Im Februar 1997 brach Gabriele S. aus Belzig in Brandenburg auf, angeblich um den Papst in Rom zu besuchen - und kehrte nicht zurück.
Sie verließ zwei volljährige Kinder – und eine gescheiterte Existenz: geschieden, labil und den Job im Tanklager der russischen Armee hatte sie auch verloren. Ihre Mutter meldete sie als vermisst. Zwölf Jahre blieb die heute 52-Jährige verschwunden – bis ein Spaziergänger sie vor wenigen Tagen in einem Wald bei Bern in der Schweiz entdeckte und pflichtbewusst die Polizei verständigte.
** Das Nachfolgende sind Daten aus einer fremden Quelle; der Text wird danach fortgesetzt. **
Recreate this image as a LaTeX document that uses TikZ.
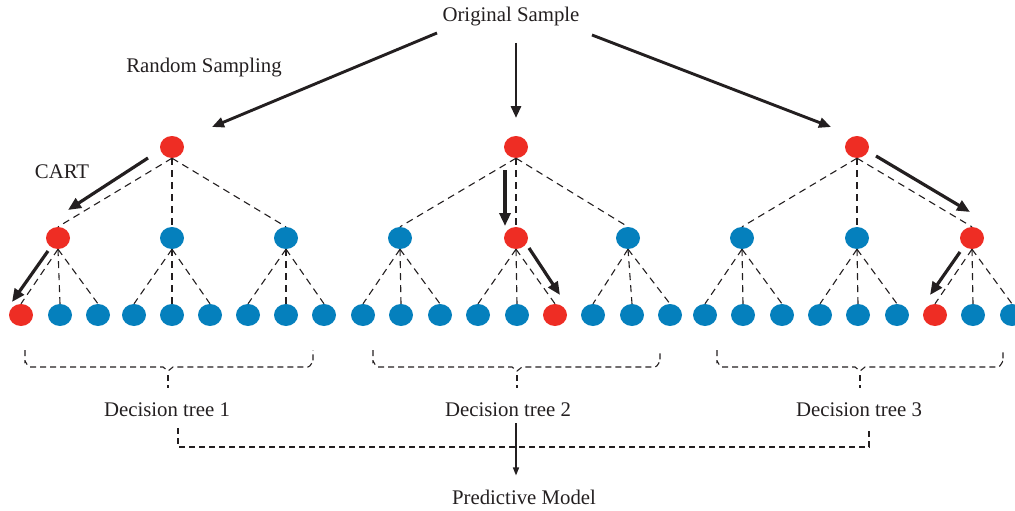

Die Polizei sagt, dass Gabriele S. jahrelang durch Österreich, Italien und Frankreich gereist war, bevor sie sich etwa vor einem Jahr im Wald bei Bern einrichtete: Sie baute sich einen Unterschlupf zwischen zwei Bäumen unter einer Plastikplane und aß abgelaufene Lebensmittel. Die Polizei vermutet, dass jemand im Dorf ihr geholfen habe, an das Essen zu kommen. Als die Schweizer Polizei Gabriele S. abholte, sagte sie, dass sie nicht zu ihrer Familie möchte, sondern im Wald bleiben will. Aber das geht nicht: Ein Mensch, der vermisst wird, muss gesucht, gefunden, ausgehändigt werden. Obendrein erlauben die Behörden nicht in diesem Wald zu wohnen.
Warum eigentlich nicht?
Gabriele S. wollte ohne Hartz IV, ohne Krankenversicherung, ohne Bankkonto, ohne Pflichten, ohne Verantwortung leben. Sie war körperlich gesund, hat nicht gestohlen, fiel keinem Staat zur Last, auch ihrer Familie nicht. Bleiben die Sorgen, die sich ihre Familie um sie gemacht hat.
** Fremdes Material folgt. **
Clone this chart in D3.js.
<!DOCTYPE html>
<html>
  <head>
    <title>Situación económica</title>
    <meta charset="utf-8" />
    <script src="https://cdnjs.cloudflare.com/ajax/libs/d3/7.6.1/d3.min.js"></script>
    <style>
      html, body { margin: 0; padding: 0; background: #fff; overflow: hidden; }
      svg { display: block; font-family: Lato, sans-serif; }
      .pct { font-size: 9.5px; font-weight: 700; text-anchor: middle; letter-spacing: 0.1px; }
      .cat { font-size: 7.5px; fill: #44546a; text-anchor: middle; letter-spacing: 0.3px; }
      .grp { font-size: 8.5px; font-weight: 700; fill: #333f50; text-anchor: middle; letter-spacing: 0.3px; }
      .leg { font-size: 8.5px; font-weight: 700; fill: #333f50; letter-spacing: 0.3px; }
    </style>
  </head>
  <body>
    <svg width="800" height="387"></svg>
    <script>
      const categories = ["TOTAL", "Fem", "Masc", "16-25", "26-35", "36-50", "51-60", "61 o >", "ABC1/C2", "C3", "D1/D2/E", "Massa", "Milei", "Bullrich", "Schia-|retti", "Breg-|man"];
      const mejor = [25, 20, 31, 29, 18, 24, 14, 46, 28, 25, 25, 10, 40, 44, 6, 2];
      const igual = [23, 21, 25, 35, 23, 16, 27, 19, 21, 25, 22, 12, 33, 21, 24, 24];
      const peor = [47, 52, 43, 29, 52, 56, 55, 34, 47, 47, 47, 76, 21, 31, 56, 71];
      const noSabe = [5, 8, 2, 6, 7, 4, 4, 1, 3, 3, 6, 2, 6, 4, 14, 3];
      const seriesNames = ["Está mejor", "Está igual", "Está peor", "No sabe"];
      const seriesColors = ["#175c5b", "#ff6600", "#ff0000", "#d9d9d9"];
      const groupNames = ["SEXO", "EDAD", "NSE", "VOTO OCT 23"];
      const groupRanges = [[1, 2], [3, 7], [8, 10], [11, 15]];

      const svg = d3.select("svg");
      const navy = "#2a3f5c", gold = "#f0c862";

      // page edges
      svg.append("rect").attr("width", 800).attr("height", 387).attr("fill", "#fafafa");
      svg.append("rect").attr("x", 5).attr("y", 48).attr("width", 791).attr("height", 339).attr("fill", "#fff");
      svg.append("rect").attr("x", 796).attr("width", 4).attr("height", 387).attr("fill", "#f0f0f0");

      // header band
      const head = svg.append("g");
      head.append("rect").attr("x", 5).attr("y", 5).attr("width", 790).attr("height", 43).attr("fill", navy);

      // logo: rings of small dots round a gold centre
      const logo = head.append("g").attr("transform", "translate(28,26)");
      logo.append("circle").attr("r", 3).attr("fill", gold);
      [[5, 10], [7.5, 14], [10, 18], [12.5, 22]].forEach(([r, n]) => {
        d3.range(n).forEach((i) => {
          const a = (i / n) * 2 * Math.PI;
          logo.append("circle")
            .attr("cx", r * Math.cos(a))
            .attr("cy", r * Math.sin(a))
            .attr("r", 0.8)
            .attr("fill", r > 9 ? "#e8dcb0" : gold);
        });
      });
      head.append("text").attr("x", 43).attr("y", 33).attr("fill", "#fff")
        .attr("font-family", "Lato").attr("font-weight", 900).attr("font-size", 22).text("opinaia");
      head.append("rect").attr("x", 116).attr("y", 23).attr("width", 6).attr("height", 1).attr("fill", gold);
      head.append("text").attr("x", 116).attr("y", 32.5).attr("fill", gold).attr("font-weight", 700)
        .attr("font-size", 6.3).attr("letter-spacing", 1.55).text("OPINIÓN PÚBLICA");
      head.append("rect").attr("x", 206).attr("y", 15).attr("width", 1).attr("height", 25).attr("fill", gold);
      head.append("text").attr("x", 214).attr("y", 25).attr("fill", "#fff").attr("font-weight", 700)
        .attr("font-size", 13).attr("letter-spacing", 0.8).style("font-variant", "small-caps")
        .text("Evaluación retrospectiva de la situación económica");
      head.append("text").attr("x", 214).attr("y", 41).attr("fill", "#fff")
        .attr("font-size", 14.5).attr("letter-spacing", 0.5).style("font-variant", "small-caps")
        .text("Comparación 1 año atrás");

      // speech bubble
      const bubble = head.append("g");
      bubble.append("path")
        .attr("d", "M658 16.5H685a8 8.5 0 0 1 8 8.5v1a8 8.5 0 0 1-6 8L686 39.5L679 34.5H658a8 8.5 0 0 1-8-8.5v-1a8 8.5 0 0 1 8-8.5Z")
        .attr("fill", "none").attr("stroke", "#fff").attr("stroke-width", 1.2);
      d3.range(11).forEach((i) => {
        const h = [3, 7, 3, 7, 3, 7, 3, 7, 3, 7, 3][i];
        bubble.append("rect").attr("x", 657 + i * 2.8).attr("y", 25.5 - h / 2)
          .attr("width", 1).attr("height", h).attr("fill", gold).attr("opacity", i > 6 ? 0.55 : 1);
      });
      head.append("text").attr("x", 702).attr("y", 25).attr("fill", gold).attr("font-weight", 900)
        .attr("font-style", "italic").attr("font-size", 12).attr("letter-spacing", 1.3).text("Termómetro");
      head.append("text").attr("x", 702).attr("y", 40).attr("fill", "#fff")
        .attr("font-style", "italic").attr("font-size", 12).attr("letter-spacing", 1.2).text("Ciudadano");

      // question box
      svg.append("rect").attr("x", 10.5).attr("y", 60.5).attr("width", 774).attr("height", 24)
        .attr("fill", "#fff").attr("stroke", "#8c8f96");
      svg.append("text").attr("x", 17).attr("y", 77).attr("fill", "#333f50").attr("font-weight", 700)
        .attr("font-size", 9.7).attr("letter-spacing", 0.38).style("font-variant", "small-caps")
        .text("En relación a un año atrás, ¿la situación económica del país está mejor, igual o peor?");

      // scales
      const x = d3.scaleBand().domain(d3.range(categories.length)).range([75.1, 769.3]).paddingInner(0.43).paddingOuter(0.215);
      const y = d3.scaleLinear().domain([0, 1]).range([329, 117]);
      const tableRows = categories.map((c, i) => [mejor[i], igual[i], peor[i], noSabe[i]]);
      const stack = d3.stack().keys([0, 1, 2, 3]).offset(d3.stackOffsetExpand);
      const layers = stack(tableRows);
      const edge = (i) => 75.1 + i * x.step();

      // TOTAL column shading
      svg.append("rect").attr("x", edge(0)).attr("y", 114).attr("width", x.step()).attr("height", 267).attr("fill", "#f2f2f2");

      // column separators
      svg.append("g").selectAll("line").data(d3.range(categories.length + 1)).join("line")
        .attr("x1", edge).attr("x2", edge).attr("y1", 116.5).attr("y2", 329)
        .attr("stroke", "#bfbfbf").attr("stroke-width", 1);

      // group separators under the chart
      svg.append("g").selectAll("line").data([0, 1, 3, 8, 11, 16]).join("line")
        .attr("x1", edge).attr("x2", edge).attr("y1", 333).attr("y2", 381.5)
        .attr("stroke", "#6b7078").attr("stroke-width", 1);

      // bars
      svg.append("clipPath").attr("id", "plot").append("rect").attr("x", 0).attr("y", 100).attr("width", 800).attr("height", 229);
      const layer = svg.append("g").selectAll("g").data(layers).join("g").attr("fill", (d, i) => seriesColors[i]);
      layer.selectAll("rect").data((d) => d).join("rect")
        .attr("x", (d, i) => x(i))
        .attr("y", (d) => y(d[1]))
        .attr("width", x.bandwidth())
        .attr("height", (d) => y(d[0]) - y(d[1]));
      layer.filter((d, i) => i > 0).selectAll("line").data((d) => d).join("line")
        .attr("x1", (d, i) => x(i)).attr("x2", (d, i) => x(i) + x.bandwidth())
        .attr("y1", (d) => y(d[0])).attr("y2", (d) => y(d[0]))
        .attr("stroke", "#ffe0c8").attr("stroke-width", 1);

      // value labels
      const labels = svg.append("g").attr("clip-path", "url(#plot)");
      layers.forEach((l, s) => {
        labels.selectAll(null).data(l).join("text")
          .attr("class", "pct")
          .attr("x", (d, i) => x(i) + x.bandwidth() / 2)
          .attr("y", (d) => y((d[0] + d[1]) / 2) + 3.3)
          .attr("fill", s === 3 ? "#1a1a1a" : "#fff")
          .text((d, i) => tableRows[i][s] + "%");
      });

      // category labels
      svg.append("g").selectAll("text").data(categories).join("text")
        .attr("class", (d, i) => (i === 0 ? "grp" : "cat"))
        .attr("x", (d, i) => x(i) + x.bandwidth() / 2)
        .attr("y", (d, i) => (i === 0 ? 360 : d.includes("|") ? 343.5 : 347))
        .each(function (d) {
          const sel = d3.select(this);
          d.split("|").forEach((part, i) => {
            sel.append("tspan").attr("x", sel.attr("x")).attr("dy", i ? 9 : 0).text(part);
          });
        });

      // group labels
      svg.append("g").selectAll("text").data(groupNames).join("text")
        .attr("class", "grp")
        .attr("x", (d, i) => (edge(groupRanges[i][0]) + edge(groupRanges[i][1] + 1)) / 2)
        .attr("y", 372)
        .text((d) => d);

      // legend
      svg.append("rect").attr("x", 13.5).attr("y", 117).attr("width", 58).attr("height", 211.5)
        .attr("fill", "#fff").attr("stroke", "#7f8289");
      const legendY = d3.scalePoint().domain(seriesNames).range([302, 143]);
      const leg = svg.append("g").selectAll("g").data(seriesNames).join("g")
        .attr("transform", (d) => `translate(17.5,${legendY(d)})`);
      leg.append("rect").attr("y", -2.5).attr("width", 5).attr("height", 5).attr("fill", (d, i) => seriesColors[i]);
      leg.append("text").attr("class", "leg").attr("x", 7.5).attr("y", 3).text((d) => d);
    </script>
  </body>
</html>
Und ein paar Fragen: Wenn der Wald allen gehört, warum darf man dort nicht leben? Welches Gesetz wird gebrochen, wenn jemand zwischen Bäumen haust und nicht in einer Wohnung? Wenn man niemanden stört außer die Ameisen? Warum ist es unvorstellbar, dass jemand keine Lust hat mit irgendjemandem zu reden? Warum glauben wir, dass Gabriele S. unglücklich ist und gerettet werden muss?
Sie lebte nach unseren Maßstäben menschenunwürdig, aber nach ihren war sie glücklich. Wie frei ist also die Entscheidung, frei von allen Konventionen leben zu wollen? Kann es eine Gesellschaft nur aushalten mit einem Menschen, wenn er in einer zugewiesenen Wohnung wohnt und Sozialhilfe beansprucht? Denn darauf könnte es nun hinaus laufen, wenn Gabriele S. nicht rechtzeitig wieder abhaut.
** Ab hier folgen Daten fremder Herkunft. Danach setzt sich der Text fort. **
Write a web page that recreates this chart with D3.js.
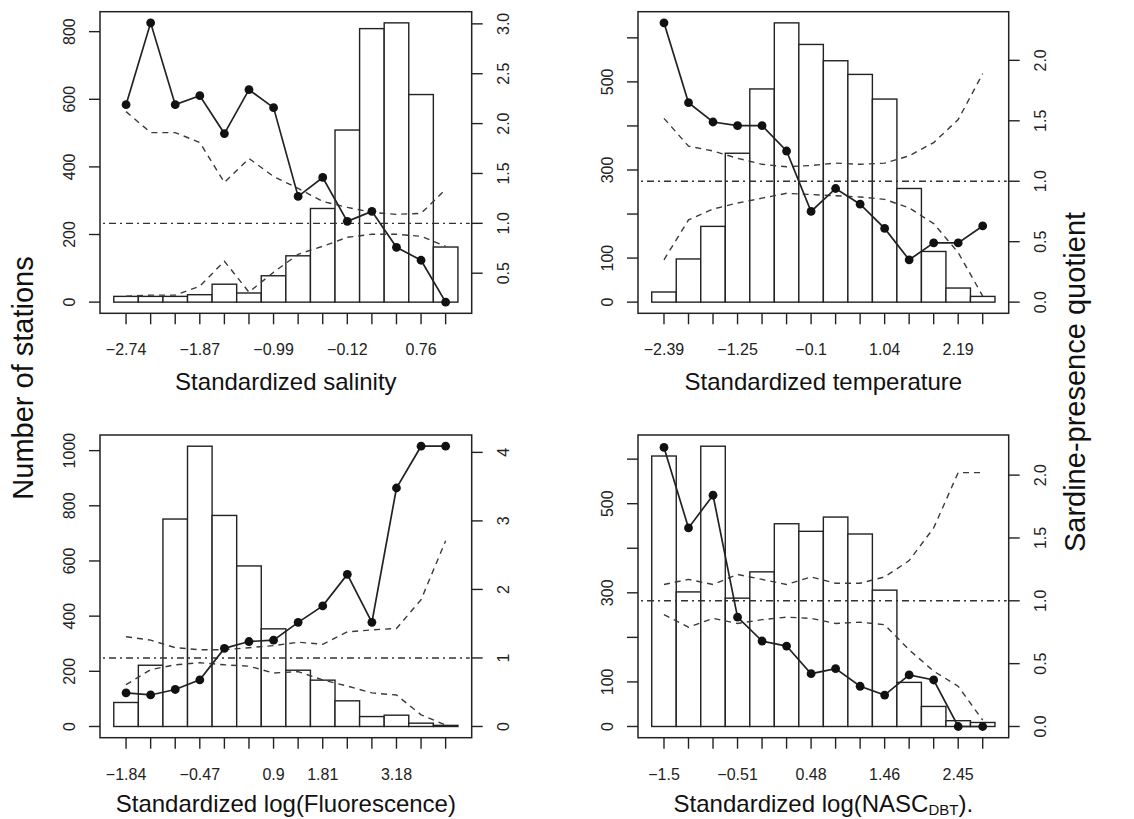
<!DOCTYPE html>
<html lang="en">
<head>
<meta charset="UTF-8">
<title>Sardine-presence quotient</title>
<script src="https://d3js.org/d3.v7.min.js"></script>
<style>
  body { margin: 0; background: #fff; }
  svg { font-family: "Liberation Sans", Arial, Helvetica, sans-serif; }
</style>
</head>
<body>
<div id="chart"></div>
<script>
// ---- data ----
// salinity
const salTicks = [-2.74, -2.45, -2.16, -1.87, -1.58, -1.29, -0.99, -0.70, -0.41, -0.12, 0.17, 0.47, 0.76, 1.05];
const salLabels = ["−2.74", "", "", "−1.87", "", "", "−0.99", "", "", "−0.12", "", "", "0.76", ""];
const salCounts = [17, 17, 17, 22, 53, 27, 78, 137, 277, 509, 809, 826, 614, 163];
const salQuot = [2.19, 3.01, 2.19, 2.28, 1.90, 2.34, 2.16, 1.27, 1.46, 1.02, 1.12, 0.76, 0.63, 0.21];
const salUpper = [2.12, 1.91, 1.91, 1.81, 1.41, 1.65, 1.47, 1.35, 1.22, 1.16, 1.11, 1.09, 1.10, 1.34];
const salLower = [0.27, 0.28, 0.28, 0.37, 0.62, 0.31, 0.51, 0.69, 0.77, 0.86, 0.89, 0.89, 0.87, 0.77];

// temperature
const tempTicks = [-2.39, -2.01, -1.63, -1.25, -0.87, -0.48, -0.10, 0.28, 0.66, 1.04, 1.42, 1.81, 2.19, 2.57];
const tempLabels = ["−2.39", "", "", "−1.25", "", "", "−0.1", "", "", "1.04", "", "", "2.19", ""];
const tempCounts = [23, 98, 172, 338, 484, 634, 585, 548, 517, 461, 258, 115, 32, 13];
const tempQuot = [2.31, 1.65, 1.49, 1.46, 1.46, 1.25, 0.75, 0.94, 0.81, 0.61, 0.35, 0.49, 0.49, 0.63];
const tempUpper = [1.52, 1.29, 1.25, 1.19, 1.14, 1.12, 1.13, 1.15, 1.14, 1.15, 1.21, 1.32, 1.51, 1.89];
const tempLower = [0.35, 0.68, 0.77, 0.82, 0.86, 0.90, 0.89, 0.88, 0.87, 0.85, 0.78, 0.65, 0.41, 0.05];

// fluorescence
const fluTicks = [-1.84, -1.38, -0.93, -0.47, -0.01, 0.44, 0.90, 1.36, 1.81, 2.27, 2.73, 3.18, 3.64, 4.10];
const fluLabels = ["−1.84", "", "", "−0.47", "", "", "0.9", "", "1.81", "", "", "3.18", "", ""];
const fluCounts = [87, 222, 752, 1016, 765, 582, 354, 204, 168, 93, 36, 41, 12, 4];
const fluQuot = [0.49, 0.46, 0.54, 0.68, 1.14, 1.24, 1.26, 1.52, 1.76, 2.22, 1.52, 3.48, 4.09, 4.09];
const fluUpper = [1.31, 1.26, 1.15, 1.12, 1.12, 1.15, 1.18, 1.23, 1.20, 1.38, 1.41, 1.43, 1.85, 2.71];
const fluLower = [0.61, 0.83, 0.90, 0.93, 0.90, 0.88, 0.78, 0.80, 0.68, 0.59, 0.49, 0.46, 0.17, 0.02];

// NASC
const nascTicks = [-1.50, -1.17, -0.84, -0.51, -0.18, 0.15, 0.48, 0.81, 1.13, 1.46, 1.79, 2.12, 2.45, 2.78];
const nascLabels = ["−1.5", "", "", "−0.51", "", "", "0.48", "", "", "1.46", "", "", "2.45", ""];
const nascCounts = [607, 302, 629, 288, 347, 455, 438, 470, 432, 306, 99, 45, 13, 9];
const nascQuot = [2.22, 1.58, 1.84, 0.87, 0.68, 0.64, 0.42, 0.46, 0.32, 0.25, 0.41, 0.37, 0.0, 0.0];
const nascUpper = [1.13, 1.17, 1.13, 1.21, 1.17, 1.13, 1.19, 1.14, 1.14, 1.19, 1.32, 1.58, 2.02, 2.02];
const nascLower = [0.89, 0.79, 0.86, 0.82, 0.85, 0.87, 0.86, 0.82, 0.83, 0.81, 0.61, 0.44, 0.32, 0.05];

// left (count) axis ticks and right (quotient) axis ticks
const countTicksA = [0, 200, 400, 600, 800];
const countTicksB = [0, 100, 200, 300, 400, 500, 600];
const countLabelsB = ["0", "100", "", "300", "", "500", ""];
const countTicksC = [0, 200, 400, 600, 800, 1000];
const quotTicksA = [0.5, 1.0, 1.5, 2.0, 2.5, 3.0];
const quotTicksB = [0.0, 0.5, 1.0, 1.5, 2.0];
const quotTicksC = [0, 1, 2, 3, 4];

const width = 1134, height = 819;
const ink = "#222";

const svg = d3.select("#chart").append("svg")
    .attr("width", width)
    .attr("height", height);

// R style axis range: data range stretched 4% each side
function rRange(lo, hi) {
    const e = (hi - lo) * 0.04;
    return [lo - e, hi + e];
}

function drawPanel(p) {
    const g = svg.append("g");
    const n = p.counts.length;

    const x = d3.scaleLinear()
        .domain(rRange(-0.5, n - 0.5))
        .range([p.left, p.right]);
    const yL = d3.scaleLinear()
        .domain(rRange(0, d3.max(p.counts)))
        .range([p.bottom, p.top]);
    const yR = d3.scaleLinear()
        .domain(rRange(p.quotLim[0], p.quotLim[1]))
        .range([p.bottom, p.top]);

    // histogram bars
    g.selectAll("rect.bar")
        .data(p.counts)
        .join("rect")
        .attr("class", "bar")
        .attr("x", (d, i) => x(i - 0.5))
        .attr("width", (d, i) => x(i + 0.5) - x(i - 0.5))
        .attr("y", d => yL(d))
        .attr("height", d => yL(0) - yL(d))
        .attr("fill", "#fff")
        .attr("stroke", ink)
        .attr("stroke-width", 1.4);

    // reference line at quotient = 1
    g.append("line")
        .attr("x1", p.left + 3).attr("x2", p.right - 2)
        .attr("y1", yR(1)).attr("y2", yR(1))
        .attr("stroke", "#333")
        .attr("stroke-width", 1.4)
        .attr("stroke-dasharray", "2,4,7,4");

    // confidence limits
    const line = d3.line().x((d, i) => x(i)).y(d => yR(d));
    [p.upper, p.lower].forEach(arr => {
        g.append("path")
            .attr("d", line(arr))
            .attr("fill", "none")
            .attr("stroke", "#3a3a3a")
            .attr("stroke-width", 1.4)
            .attr("stroke-dasharray", "6,5");
    });

    // quotient line + points
    g.append("path")
        .attr("d", line(p.quot))
        .attr("fill", "none")
        .attr("stroke", ink)
        .attr("stroke-width", 1.7);
    g.selectAll("circle")
        .data(p.quot)
        .join("circle")
        .attr("cx", (d, i) => x(i))
        .attr("cy", d => yR(d))
        .attr("r", 4.4)
        .attr("fill", "#111");

    // box
    g.append("rect")
        .attr("x", p.left).attr("y", p.top)
        .attr("width", p.right - p.left)
        .attr("height", p.bottom - p.top)
        .attr("fill", "none")
        .attr("stroke", ink)
        .attr("stroke-width", 1.5);

    const tickLen = 11;

    // x axis
    g.selectAll("line.xt")
        .data(p.ticks)
        .join("line")
        .attr("class", "xt")
        .attr("x1", (d, i) => x(i)).attr("x2", (d, i) => x(i))
        .attr("y1", p.bottom).attr("y2", p.bottom + tickLen)
        .attr("stroke", ink).attr("stroke-width", 1.4);
    g.selectAll("text.xl")
        .data(p.labels)
        .join("text")
        .attr("class", "xl")
        .attr("x", (d, i) => x(i))
        .attr("y", p.bottom + 42)
        .attr("text-anchor", "middle")
        .attr("font-size", 16)
        .attr("fill", ink)
        .text(d => d);

    // left axis
    g.selectAll("line.yl")
        .data(p.countTicks)
        .join("line")
        .attr("class", "yl")
        .attr("x1", p.left - tickLen).attr("x2", p.left)
        .attr("y1", d => yL(d)).attr("y2", d => yL(d))
        .attr("stroke", ink).attr("stroke-width", 1.4);
    g.selectAll("text.yll")
        .data(p.countTicks)
        .join("text")
        .attr("class", "yll")
        .attr("transform", d => `translate(${p.left - 25},${yL(d)}) rotate(-90)`)
        .attr("text-anchor", "middle")
        .attr("font-size", 16)
        .attr("fill", ink)
        .text((d, i) => p.countLabels ? p.countLabels[i] : d);

    // right axis
    g.selectAll("line.yr")
        .data(p.quotTicks)
        .join("line")
        .attr("class", "yr")
        .attr("x1", p.right).attr("x2", p.right + tickLen)
        .attr("y1", d => yR(d)).attr("y2", d => yR(d))
        .attr("stroke", ink).attr("stroke-width", 1.4);
    g.selectAll("text.yrl")
        .data(p.quotTicks)
        .join("text")
        .attr("class", "yrl")
        .attr("transform", d => `translate(${p.right + 37},${yR(d)}) rotate(-90)`)
        .attr("text-anchor", "middle")
        .attr("font-size", 16)
        .attr("fill", ink)
        .text(d => p.quotFmt(d));

    // x title
    const t = g.append("text")
        .attr("x", (p.left + p.right) / 2)
        .attr("y", p.bottom + p.titleGap)
        .attr("text-anchor", "middle")
        .attr("font-size", 24)
        .attr("fill", "#111");
    t.append("tspan").text(p.title);
    if (p.sub) {
        t.append("tspan").attr("font-size", 15).attr("dy", 3).text(p.sub);
        t.append("tspan").attr("dy", -3).text(p.titleEnd);
    }
}

const fmt1 = d3.format(".1f");
const fmt0 = d3.format("d");

drawPanel({
    left: 100, right: 471.7, top: 11.7, bottom: 313.3, titleGap: 77,
    ticks: salTicks, labels: salLabels, counts: salCounts,
    quot: salQuot, upper: salUpper, lower: salLower, quotLim: [0.21, 3.01],
    countTicks: countTicksA, quotTicks: quotTicksA, quotFmt: fmt1,
    title: "Standardized salinity"
});
drawPanel({
    left: 638, right: 1008.7, top: 11.7, bottom: 313.3, titleGap: 77,
    ticks: tempTicks, labels: tempLabels, counts: tempCounts,
    quot: tempQuot, upper: tempUpper, lower: tempLower, quotLim: [0, 2.31],
    countTicks: countTicksB, countLabels: countLabelsB, quotTicks: quotTicksB, quotFmt: fmt1,
    title: "Standardized temperature"
});
drawPanel({
    left: 100, right: 471.7, top: 435, bottom: 737.7, titleGap: 74,
    ticks: fluTicks, labels: fluLabels, counts: fluCounts,
    quot: fluQuot, upper: fluUpper, lower: fluLower, quotLim: [0, 4.09],
    countTicks: countTicksC, quotTicks: quotTicksC, quotFmt: fmt0,
    title: "Standardized log(Fluorescence)"
});
drawPanel({
    left: 638, right: 1008.7, top: 435, bottom: 737.7, titleGap: 74,
    ticks: nascTicks, labels: nascLabels, counts: nascCounts,
    quot: nascQuot, upper: nascUpper, lower: nascLower, quotLim: [0, 2.23],
    countTicks: countTicksB, countLabels: countLabelsB, quotTicks: quotTicksB, quotFmt: fmt1,
    title: "Standardized log(NASC", sub: "DBT", titleEnd: ")."
});

// outer axis titles
svg.append("text")
    .attr("transform", "translate(33,378) rotate(-90)")
    .attr("text-anchor", "middle")
    .attr("font-size", 29)
    .attr("fill", "#111")
    .text("Number of stations");
svg.append("text")
    .attr("transform", "translate(1085,382) rotate(-90)")
    .attr("text-anchor", "middle")
    .attr("font-size", 29)
    .attr("fill", "#111")
    .text("Sardine-presence quotient");
</script>
</body>
</html>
Am Mittwoch wurde sie von ihrer Schwester abgeholt und in ihre Heimat nach Brandenburg gebracht. Wenn Sie sich entscheidet dort zu bleiben, wird sie vor allem etwas an ihr altes Leben erinnern: das „Dschungelcamp“ im Fernsehen. Das hatte Gabriele S. zwölf Jahre live in ihrem Wald, aus dem sie jetzt heraus gewählt wurde. Von den Schweizer Behörden.